*Available data*.
++++++++++

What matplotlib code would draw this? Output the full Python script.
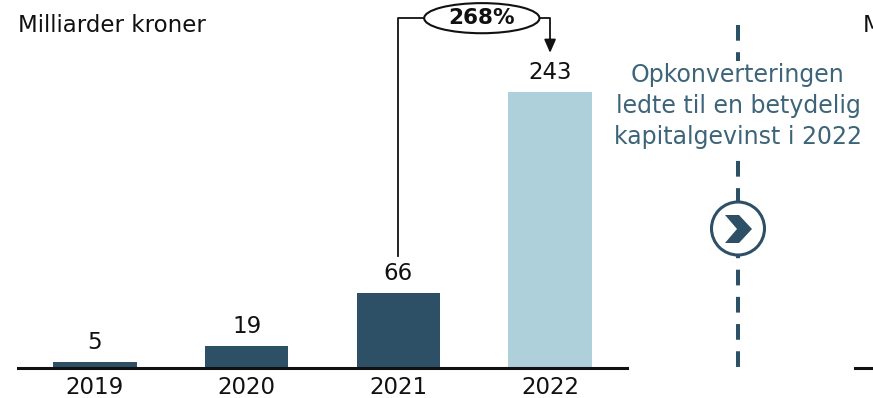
import matplotlib
matplotlib.use("Agg")
import matplotlib.pyplot as plt
from matplotlib.patches import Ellipse, Circle, Polygon

years = ["2019", "2020", "2021", "2022"]
values = [5, 19, 66, 243]
bar_colors = ["#2d5066", "#2d5066", "#2d5066", "#aed0db"]
growth_label = "268%"
unit_label = "Milliarder kroner"
note_text = "Opkonverteringen\nledte til en betydelig\nkapitalgevinst i 2022"

DARK = "#2d5066"
NOTE = "#3d6479"
FONT = "DejaVu Sans"

W, H = 873, 398
fig = plt.figure(figsize=(W / 100, H / 100), dpi=100)

# bar axes
left, right = 18 / W, 627 / W
bottom = 30 / H
ax = fig.add_axes([left, bottom, right - left, 1 - bottom])
ax.set_xlim(-0.507, 3.507)
ax.set_ylim(0, 324)
x = list(range(len(years)))
bars = ax.bar(x, values, width=0.55, color=bar_colors, zorder=2)
for xi, v in zip(x, values):
    ax.text(xi, v + 7, str(v), ha="center", va="bottom", fontsize=16.5,
            family=FONT, color="#111111")
for s in ["top", "right", "left"]:
    ax.spines[s].set_visible(False)
ax.spines["bottom"].set_linewidth(2.2)
ax.spines["bottom"].set_color("#111111")
ax.set_yticks([])
ax.set_xticks(x)
ax.set_xticklabels(years, fontsize=16.5, family=FONT, color="#111111")
ax.tick_params(axis="x", length=0, pad=6)
ax.set_facecolor("none")

# growth bracket
yb = 308
ax.plot([2, 2, 2.2], [99, yb, yb], color="#111111", lw=1.3, clip_on=False)
ax.plot([2.93, 3.0, 3.0], [yb, yb, 290], color="#111111", lw=1.3, clip_on=False)
ax.annotate("", xy=(3.0, 275), xytext=(3.0, 292),
            arrowprops=dict(arrowstyle="-|>,head_width=0.35,head_length=0.8",
                            color="#111111", lw=1.3), annotation_clip=False)
ax.add_patch(Ellipse((2.55, yb), 0.76, 26.5, facecolor="white",
                     edgecolor="#111111", lw=1.5, clip_on=False, zorder=3))
ax.text(2.55, yb, growth_label, ha="center", va="center", fontsize=15.5,
        fontweight="bold", family=FONT, color="#111111", zorder=4)

# overlay axes in pixel coords
ov = fig.add_axes([0, 0, 1, 1])
ov.set_xlim(0, W)
ov.set_ylim(H, 0)
ov.axis("off")
ov.set_facecolor("none")

fig.text(18 / W, 1 - 25 / H, unit_label, ha="left", va="center",
         fontsize=16.5, family=FONT, color="#111111")
fig.text(863 / W, 1 - 25 / H, unit_label, ha="left", va="center",
         fontsize=16.5, family=FONT, color="#111111")
ov.plot([855, 873], [368, 368], color="#111111", lw=2.2)

cx, cy = 738, 228.5
ov.plot([cx, cx], [25, 378], color=DARK, lw=2.9, dashes=(3.9, 2.85),
        solid_capstyle="butt", dash_capstyle="butt")
ov.add_patch(Circle((cx, cy), 26.5, facecolor="white", edgecolor=DARK, lw=2.2, zorder=3))
ov.add_patch(Polygon([(725, 215), (739, 215), (752, 229), (739, 243), (725, 243), (737, 229)],
                     closed=True, facecolor=DARK, edgecolor="none", zorder=4))
ov.text(cx, 106, note_text, ha="center", va="center", fontsize=17, family=FONT,
        color=NOTE, linespacing=1.38, zorder=4,
        bbox=dict(facecolor="white", edgecolor="none", pad=1))

fig.savefig("out.png", dpi=100)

++++++++++

*Instruction*. Reproduce the full listing above verbatim, with no pictures included.

*Answer to this problem*.
What matplotlib code would draw this? Output the full Python script.
import matplotlib
matplotlib.use("Agg")
import matplotlib.pyplot as plt
from matplotlib.patches import Ellipse, Circle, Polygon

years = ["2019", "2020", "2021", "2022"]
values = [5, 19, 66, 243]
bar_colors = ["#2d5066", "#2d5066", "#2d5066", "#aed0db"]
growth_label = "268%"
unit_label = "Milliarder kroner"
note_text = "Opkonverteringen\nledte til en betydelig\nkapitalgevinst i 2022"

DARK = "#2d5066"
NOTE = "#3d6479"
FONT = "DejaVu Sans"

W, H = 873, 398
fig = plt.figure(figsize=(W / 100, H / 100), dpi=100)

# bar axes
left, right = 18 / W, 627 / W
bottom = 30 / H
ax = fig.add_axes([left, bottom, right - left, 1 - bottom])
ax.set_xlim(-0.507, 3.507)
ax.set_ylim(0, 324)
x = list(range(len(years)))
bars = ax.bar(x, values, width=0.55, color=bar_colors, zorder=2)
for xi, v in zip(x, values):
    ax.text(xi, v + 7, str(v), ha="center", va="bottom", fontsize=16.5,
            family=FONT, color="#111111")
for s in ["top", "right", "left"]:
    ax.spines[s].set_visible(False)
ax.spines["bottom"].set_linewidth(2.2)
ax.spines["bottom"].set_color("#111111")
ax.set_yticks([])
ax.set_xticks(x)
ax.set_xticklabels(years, fontsize=16.5, family=FONT, color="#111111")
ax.tick_params(axis="x", length=0, pad=6)
ax.set_facecolor("none")

# growth bracket
yb = 308
ax.plot([2, 2, 2.2], [99, yb, yb], color="#111111", lw=1.3, clip_on=False)
ax.plot([2.93, 3.0, 3.0], [yb, yb, 290], color="#111111", lw=1.3, clip_on=False)
ax.annotate("", xy=(3.0, 275), xytext=(3.0, 292),
            arrowprops=dict(arrowstyle="-|>,head_width=0.35,head_length=0.8",
                            color="#111111", lw=1.3), annotation_clip=False)
ax.add_patch(Ellipse((2.55, yb), 0.76, 26.5, facecolor="white",
                     edgecolor="#111111", lw=1.5, clip_on=False, zorder=3))
ax.text(2.55, yb, growth_label, ha="center", va="center", fontsize=15.5,
        fontweight="bold", family=FONT, color="#111111", zorder=4)

# overlay axes in pixel coords
ov = fig.add_axes([0, 0, 1, 1])
ov.set_xlim(0, W)
ov.set_ylim(H, 0)
ov.axis("off")
ov.set_facecolor("none")

fig.text(18 / W, 1 - 25 / H, unit_label, ha="left", va="center",
         fontsize=16.5, family=FONT, color="#111111")
fig.text(863 / W, 1 - 25 / H, unit_label, ha="left", va="center",
         fontsize=16.5, family=FONT, color="#111111")
ov.plot([855, 873], [368, 368], color="#111111", lw=2.2)

cx, cy = 738, 228.5
ov.plot([cx, cx], [25, 378], color=DARK, lw=2.9, dashes=(3.9, 2.85),
        solid_capstyle="butt", dash_capstyle="butt")
ov.add_patch(Circle((cx, cy), 26.5, facecolor="white", edgecolor=DARK, lw=2.2, zorder=3))
ov.add_patch(Polygon([(725, 215), (739, 215), (752, 229), (739, 243), (725, 243), (737, 229)],
                     closed=True, facecolor=DARK, edgecolor="none", zorder=4))
ov.text(cx, 106, note_text, ha="center", va="center", fontsize=17, family=FONT,
        color=NOTE, linespacing=1.38, zorder=4,
        bbox=dict(facecolor="white", edgecolor="none", pad=1))

fig.savefig("out.png", dpi=100)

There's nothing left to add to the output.